Set exercise — Exactly and only the lines from the one containing "Write a Python" through the one containing "first_forecast = 'FY08'" belong in your copy. Pictures do not.

[Saved entries]
################

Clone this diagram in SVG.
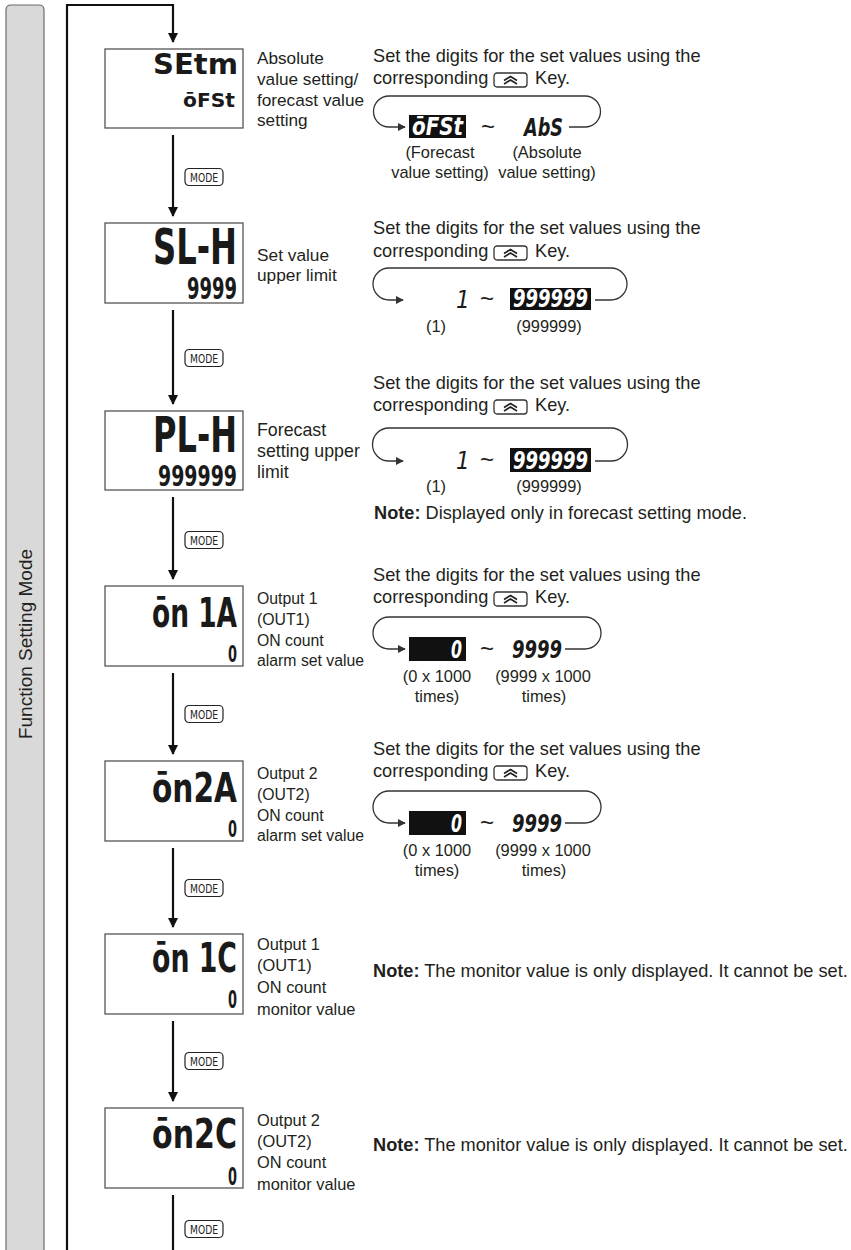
<svg xmlns="http://www.w3.org/2000/svg" xmlns:xlink="http://www.w3.org/1999/xlink" width="851" height="1250" viewBox="0 0 851 1250">
<style>
.t{font-family:"Liberation Sans",Arial,sans-serif;font-size:18.2px;fill:#231f20}
.l{font-family:"Liberation Sans",Arial,sans-serif;fill:#231f20}
.s{font-family:"Liberation Sans",Arial,sans-serif;font-size:16.4px;fill:#231f20}
.b{font-weight:bold}
.mid{text-anchor:middle}
.lcd{font-family:"DejaVu Sans Condensed","DejaVu Sans",sans-serif;font-weight:bold;fill:#1a1a1a}
.lcdw{font-family:"DejaVu Sans Condensed","DejaVu Sans",sans-serif;font-weight:bold;fill:#fff;font-style:italic}
.lcdi{font-family:"DejaVu Sans Condensed","DejaVu Sans",sans-serif;font-weight:bold;fill:#1a1a1a;font-style:italic}
.one{font-family:"DejaVu Sans Condensed","DejaVu Sans",sans-serif;fill:#1a1a1a;font-style:italic}
.box{fill:#fff;stroke:#555;stroke-width:1.3}
.conn{stroke:#111;stroke-width:2.2;fill:none}
.loop{stroke:#333;stroke-width:1.3;fill:none}
.tilde{font-family:"Liberation Sans",Arial,sans-serif;font-size:24px;fill:#231f20;text-anchor:middle}
</style>
<defs>
<marker id="ah" viewBox="0 0 10 10" refX="9" refY="5" markerWidth="10" markerHeight="10" markerUnits="userSpaceOnUse" orient="auto"><path d="M0,0 L10,5 L0,10 z" fill="#111"/></marker>
<marker id="sa" viewBox="0 0 10 10" refX="9" refY="5" markerWidth="8" markerHeight="8" markerUnits="userSpaceOnUse" orient="auto"><path d="M0,0 L10,5 L0,10 z" fill="#333"/></marker>
<symbol id="key" overflow="visible"><rect x="0" y="0" width="33" height="14" rx="3" fill="#fff" stroke="#333" stroke-width="1.3"/><path d="M10,7.5 L16.5,3.5 L23,7.5 M10,11 L16.5,7 L23,11" fill="none" stroke="#222" stroke-width="1.6"/></symbol>
<symbol id="mode" overflow="visible"><rect x="0" y="0" width="38" height="17" rx="4" fill="#fff" stroke="#222" stroke-width="1.2"/><text x="19" y="13" text-anchor="middle" font-family="'DejaVu Sans Condensed','Liberation Sans Narrow',sans-serif" font-size="12" fill="#222" textLength="28" lengthAdjust="spacingAndGlyphs">MODE</text></symbol>
</defs>

<g id="modebar">
<path d="M6,1251 V10 Q6,5 11,5 H39 Q44,5 44,10 V1251" fill="#d9d9d9" stroke="#6d6d6d" stroke-width="1.2"/>
<text class="l mid" x="32" y="644" transform="rotate(-90 32 644)" font-size="19">Function Setting Mode</text>
</g>

<g id="connectors">
<path class="conn" d="M67,1250 V5 H173 V42" stroke-width="2.5" marker-end="url(#ah)"/>
<line class="conn" x1="173" y1="135" x2="173" y2="216" marker-end="url(#ah)"/>
<line class="conn" x1="173" y1="310" x2="173" y2="404" marker-end="url(#ah)"/>
<line class="conn" x1="173" y1="497" x2="173" y2="579" marker-end="url(#ah)"/>
<line class="conn" x1="173" y1="673" x2="173" y2="754" marker-end="url(#ah)"/>
<line class="conn" x1="173" y1="848" x2="173" y2="927" marker-end="url(#ah)"/>
<line class="conn" x1="173" y1="1021" x2="173" y2="1101" marker-end="url(#ah)"/>
<line class="conn" x1="173" y1="1195" x2="173" y2="1250"/>
<use href="#mode" x="185" y="168.5"/>
<use href="#mode" x="185" y="349.5"/>
<use href="#mode" x="185" y="531.5"/>
<use href="#mode" x="185" y="705.5"/>
<use href="#mode" x="185" y="879.5"/>
<use href="#mode" x="185" y="1052.5"/>
<use href="#mode" x="185" y="1220.5"/>
</g>

<g id="n1">
<rect class="box" x="105" y="49" width="138" height="79"/>
<text class="lcd" x="153" y="74" font-size="29" textLength="85" lengthAdjust="spacingAndGlyphs">SEtm</text>
<text class="lcd" x="183" y="107" font-size="19" textLength="52" lengthAdjust="spacingAndGlyphs">ōFSt</text>
<g class="l" font-size="17.2">
<text x="257" y="64">Absolute</text>
<text x="257" y="85">value setting/</text>
<text x="257" y="106">forecast value</text>
<text x="257" y="126">setting</text>
</g>
<text class="t" x="373" y="62">Set the digits for the set values using the</text>
<text class="t" x="373" y="84">corresponding</text>
<use href="#key" x="494" y="73"/>
<text class="t" x="535" y="84">Key.</text>
<path class="loop" d="M569,127 H585 A15.5,15.5 0 0 0 585,96 H389 A15.5,15.5 0 0 0 389,127 H405" marker-end="url(#sa)"/>
<rect x="409" y="115" width="57" height="23" fill="#111"/>
<text class="lcdw" x="412" y="135" font-size="24" textLength="51" lengthAdjust="spacingAndGlyphs">ōFSt</text>
<text class="tilde" x="488" y="135">~</text>
<text class="lcdi" x="524" y="136" font-size="24" textLength="39" lengthAdjust="spacingAndGlyphs">AbS</text>
<text class="s mid" x="440" y="158">(Forecast</text>
<text class="s mid" x="440" y="178">value setting)</text>
<text class="s mid" x="547" y="158">(Absolute</text>
<text class="s mid" x="547" y="178">value setting)</text>
</g>

<g id="n2">
<rect class="box" x="105" y="223" width="138" height="80"/>
<text class="lcd" x="153" y="264" font-size="49" textLength="84" lengthAdjust="spacingAndGlyphs">SL-H</text>
<text class="lcd" x="187" y="299" font-size="30" textLength="50" lengthAdjust="spacingAndGlyphs">9999</text>
<g class="l" font-size="17.3">
<text x="257" y="261">Set value</text>
<text x="257" y="281">upper limit</text>
</g>
<text class="t" x="373" y="234">Set the digits for the set values using the</text>
<text class="t" x="373" y="257">corresponding</text>
<use href="#key" x="494" y="246"/>
<text class="t" x="535" y="257">Key.</text>
<path class="loop" d="M595,300 H611 A16,16 0 0 0 611,268 H389 A16,16 0 0 0 389,300 H403" marker-end="url(#sa)"/>
<text class="one" x="456" y="308" font-size="24">1</text>
<text class="tilde" x="487" y="307">~</text>
<rect x="510" y="288" width="81" height="22" fill="#111"/>
<text class="lcdw" x="513" y="307" font-size="24" textLength="75" lengthAdjust="spacingAndGlyphs">999999</text>
<text class="s mid" x="436" y="332">(1)</text>
<text class="s mid" x="549" y="332">(999999)</text>
</g>

<g id="n3">
<rect class="box" x="105" y="411" width="138" height="79"/>
<text class="lcd" x="153" y="452" font-size="50" textLength="84" lengthAdjust="spacingAndGlyphs">PL-H</text>
<text class="lcd" x="158" y="486" font-size="29" textLength="79" lengthAdjust="spacingAndGlyphs">999999</text>
<g class="l" font-size="17.8">
<text x="257" y="436">Forecast</text>
<text x="257" y="457">setting upper</text>
<text x="257" y="478">limit</text>
</g>
<text class="t" x="373" y="389">Set the digits for the set values using the</text>
<text class="t" x="373" y="411">corresponding</text>
<use href="#key" x="494" y="400"/>
<text class="t" x="535" y="411">Key.</text>
<path class="loop" d="M595,461 H611 A16.5,16.5 0 0 0 611,428 H389 A16.5,16.5 0 0 0 389,461 H403" marker-end="url(#sa)"/>
<text class="one" x="456" y="469" font-size="24">1</text>
<text class="tilde" x="487" y="468">~</text>
<rect x="510" y="448" width="81" height="24" fill="#111"/>
<text class="lcdw" x="513" y="469" font-size="25" textLength="75" lengthAdjust="spacingAndGlyphs">999999</text>
<text class="s mid" x="436" y="492">(1)</text>
<text class="s mid" x="549" y="492">(999999)</text>
<text class="t" x="374" y="519"><tspan class="b">Note:</tspan> Displayed only in forecast setting mode.</text>
</g>

<g id="n4">
<rect class="box" x="105" y="586" width="138" height="80"/>
<text class="lcd" x="152" y="627" font-size="41" textLength="85" lengthAdjust="spacingAndGlyphs">ōn 1A</text>
<text class="lcd" x="228" y="662" font-size="23" textLength="9" lengthAdjust="spacingAndGlyphs">0</text>
<g class="l" font-size="15.8">
<text x="257" y="604">Output 1</text>
<text x="257" y="625">(OUT1)</text>
<text x="257" y="646">ON count</text>
<text x="257" y="666">alarm set value</text>
</g>
<text class="t" x="373" y="581">Set the digits for the set values using the</text>
<text class="t" x="373" y="603">corresponding</text>
<use href="#key" x="494" y="592"/>
<text class="t" x="535" y="603">Key.</text>
<path class="loop" d="M565,649 H585 A16,16 0 0 0 585,617 H389 A16,16 0 0 0 389,649 H405" marker-end="url(#sa)"/>
<rect x="409" y="637" width="57" height="24" fill="#111"/>
<text class="lcdw" x="451" y="658" font-size="24" textLength="11" lengthAdjust="spacingAndGlyphs">0</text>
<text class="tilde" x="487" y="657">~</text>
<text class="lcdi" x="512" y="658" font-size="24" textLength="50" lengthAdjust="spacingAndGlyphs">9999</text>
<text class="s mid" x="437" y="682">(0 x 1000</text>
<text class="s mid" x="437" y="702">times)</text>
<text class="s mid" x="543" y="682">(9999 x 1000</text>
<text class="s mid" x="544" y="702">times)</text>
</g>

<g id="n5">
<rect class="box" x="105" y="761" width="138" height="80"/>
<text class="lcd" x="152" y="802" font-size="41" textLength="85" lengthAdjust="spacingAndGlyphs">ōn2A</text>
<text class="lcd" x="228" y="837" font-size="23" textLength="9" lengthAdjust="spacingAndGlyphs">0</text>
<g class="l" font-size="15.8">
<text x="257" y="779">Output 2</text>
<text x="257" y="800">(OUT2)</text>
<text x="257" y="821">ON count</text>
<text x="257" y="841">alarm set value</text>
</g>
<text class="t" x="373" y="755">Set the digits for the set values using the</text>
<text class="t" x="373" y="777">corresponding</text>
<use href="#key" x="494" y="766"/>
<text class="t" x="535" y="777">Key.</text>
<path class="loop" d="M565,823 H585 A16,16 0 0 0 585,791 H389 A16,16 0 0 0 389,823 H405" marker-end="url(#sa)"/>
<rect x="409" y="811" width="57" height="24" fill="#111"/>
<text class="lcdw" x="451" y="832" font-size="24" textLength="11" lengthAdjust="spacingAndGlyphs">0</text>
<text class="tilde" x="487" y="831">~</text>
<text class="lcdi" x="512" y="832" font-size="24" textLength="50" lengthAdjust="spacingAndGlyphs">9999</text>
<text class="s mid" x="437" y="856">(0 x 1000</text>
<text class="s mid" x="437" y="876">times)</text>
<text class="s mid" x="543" y="856">(9999 x 1000</text>
<text class="s mid" x="544" y="876">times)</text>
</g>

<g id="n6">
<rect class="box" x="105" y="934" width="138" height="80"/>
<text class="lcd" x="152" y="972" font-size="41" textLength="85" lengthAdjust="spacingAndGlyphs">ōn 1C</text>
<text class="lcd" x="228" y="1008" font-size="25" textLength="9" lengthAdjust="spacingAndGlyphs">0</text>
<g class="l" font-size="16.4">
<text x="257" y="950">Output 1</text>
<text x="257" y="971">(OUT1)</text>
<text x="257" y="993">ON count</text>
<text x="257" y="1015">monitor value</text>
</g>
<text class="t" x="373" y="977"><tspan class="b">Note:</tspan> The monitor value is only displayed. It cannot be set.</text>
</g>

<g id="n7">
<rect class="box" x="105" y="1108" width="138" height="80"/>
<text class="lcd" x="152" y="1148" font-size="41" textLength="85" lengthAdjust="spacingAndGlyphs">ōn2C</text>
<text class="lcd" x="228" y="1185" font-size="25" textLength="9" lengthAdjust="spacingAndGlyphs">0</text>
<g class="l" font-size="16.4">
<text x="257" y="1126">Output 2</text>
<text x="257" y="1147">(OUT2)</text>
<text x="257" y="1168">ON count</text>
<text x="257" y="1190">monitor value</text>
</g>
<text class="t" x="373" y="1151"><tspan class="b">Note:</tspan> The monitor value is only displayed. It cannot be set.</text>
</g>
</svg>
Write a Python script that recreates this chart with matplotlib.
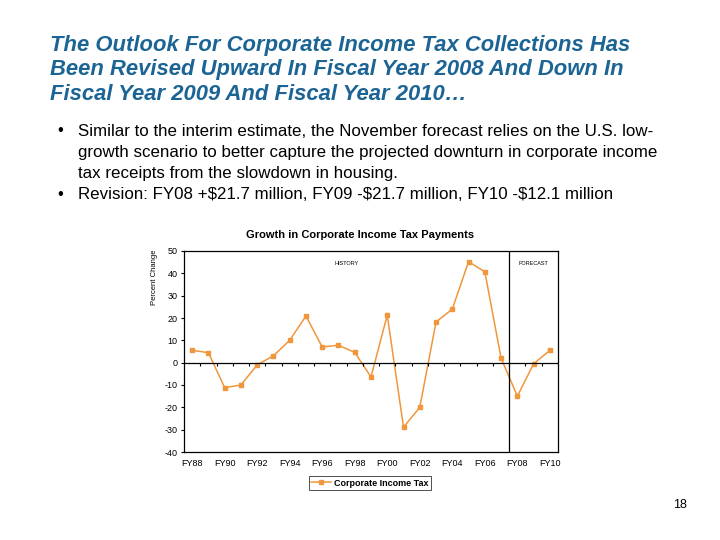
import matplotlib
matplotlib.use('Agg')
import matplotlib.pyplot as plt
import numpy as np

plt.rcParams['font.family'] = ['Liberation Sans', 'DejaVu Sans']
plt.rcParams['axes.unicode_minus'] = False

years = ['FY88', 'FY89', 'FY90', 'FY91', 'FY92', 'FY93', 'FY94', 'FY95',
         'FY96', 'FY97', 'FY98', 'FY99', 'FY00', 'FY01', 'FY02', 'FY03',
         'FY04', 'FY05', 'FY06', 'FY07', 'FY08', 'FY09', 'FY10']
growth = [5.5, 4.5, -11.2, -10.0, -1.0, 3.1, 10.0, 20.9, 7.0, 7.8, 4.6,
          -6.4, 21.3, -28.9, -20.0, 18.2, 24.0, 45.2, 40.7, 2.0, -15.0,
          -0.5, 5.5]
first_forecast = 'FY08'

heading = ["The Outlook For Corporate Income Tax Collections Has",
           "Been Revised Upward In Fiscal Year 2008 And Down In",
           "Fiscal Year 2009 And Fiscal Year 2010\u2026"]
bullet1 = ["Similar to the interim estimate, the November forecast relies on the U.S. low-",
           "growth scenario to better capture the projected downturn in corporate income",
           "tax receipts from the slowdown in housing."]
bullet2 = "Revision: FY08 +$21.7 million, FY09 -$21.7 million, FY10 -$12.1 million"

orange = '#F0963C'
fig = plt.figure(figsize=(7.2, 5.4), dpi=100)

# slide heading and bullets
for i, line in enumerate(heading):
    fig.text(50 / 720, 1 - (45 + 25 * i) / 540, line, fontsize=15.85,
             fontweight='bold', fontstyle='italic', color='#1B6494',
             va='center', ha='left')

for i, line in enumerate(bullet1 + [bullet2]):
    y = 1 - (131 + 21.3 * i) / 540
    if i in (0, 3):
        fig.text(57 / 720, y, '\u2022', fontsize=12, va='center')
    fig.text(78 / 720, y, line, fontsize=12.2, va='center', ha='left')

fig.text(680 / 720, 1 - 505 / 540, '18', fontsize=9, ha='center',
         va='center')

# chart
ax = fig.add_axes([184 / 720, 88 / 540, 374 / 720, 201 / 540])
x = np.arange(len(years))
ax.plot(x, growth, color=orange, lw=1.1, marker='s', ms=2.5,
        label='Corporate Income Tax')
ax.set_xlim(-0.5, len(years) - 0.5)
ax.set_ylim(-40, 50)
ax.set_yticks(range(-40, 51, 10))
ax.set_xticks(x[::2])
ax.set_xticklabels(years[::2])
ax.tick_params(axis='x', length=0, labelsize=6.5, pad=5)
ax.tick_params(axis='y', length=2.5, labelsize=6.5, pad=2)
for s in ax.spines.values():
    s.set_linewidth(0.9)
ax.axhline(0, color='black', lw=0.9)
split = years.index(first_forecast) - 0.5
ax.axvline(split, color='black', lw=0.9)

# tick marks along the zero line, at category boundaries
ax2 = ax.twiny()
ax2.set_xlim(ax.get_xlim())
ax2.spines['bottom'].set_position(('data', 0))
for side in ['bottom', 'top', 'left', 'right']:
    ax2.spines[side].set_visible(False)
ax2.xaxis.set_ticks_position('bottom')
ax2.set_xticks(x[:-1] + 0.5)
ax2.set_xticklabels([])
ax2.tick_params(axis='x', direction='out', length=2.5, width=0.8)

ax.text((split - 0.5) / 2, 44.5, 'HISTORY', fontsize=4, ha='center',
        va='center')
ax.text((split + len(years) - 0.5) / 2, 44.5, 'FORECAST', fontsize=4,
        ha='center', va='center')

fig.text(360 / 720, 1 - 235 / 540, 'Growth in Corporate Income Tax Payments',
         fontsize=8, fontweight='bold', ha='center', va='center')
fig.text(154 / 720, 1 - 277 / 540, 'Percent Change', fontsize=5.5,
         rotation=90, ha='center', va='center')

leg = ax.legend(loc='center', bbox_to_anchor=(370 / 720, 1 - 483 / 540),
                bbox_transform=fig.transFigure, fontsize=6.5, frameon=True,
                fancybox=False, edgecolor='black', handlelength=2.2,
                borderpad=0.3, handletextpad=0.3)
leg.get_frame().set_linewidth(0.6)
for t in leg.get_texts():
    t.set_fontweight('bold')

fig.savefig('out.png', dpi=100)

################

Full output —
Write a Python script that recreates this chart with matplotlib.
import matplotlib
matplotlib.use('Agg')
import matplotlib.pyplot as plt
import numpy as np

plt.rcParams['font.family'] = ['Liberation Sans', 'DejaVu Sans']
plt.rcParams['axes.unicode_minus'] = False

years = ['FY88', 'FY89', 'FY90', 'FY91', 'FY92', 'FY93', 'FY94', 'FY95',
         'FY96', 'FY97', 'FY98', 'FY99', 'FY00', 'FY01', 'FY02', 'FY03',
         'FY04', 'FY05', 'FY06', 'FY07', 'FY08', 'FY09', 'FY10']
growth = [5.5, 4.5, -11.2, -10.0, -1.0, 3.1, 10.0, 20.9, 7.0, 7.8, 4.6,
          -6.4, 21.3, -28.9, -20.0, 18.2, 24.0, 45.2, 40.7, 2.0, -15.0,
          -0.5, 5.5]
first_forecast = 'FY08'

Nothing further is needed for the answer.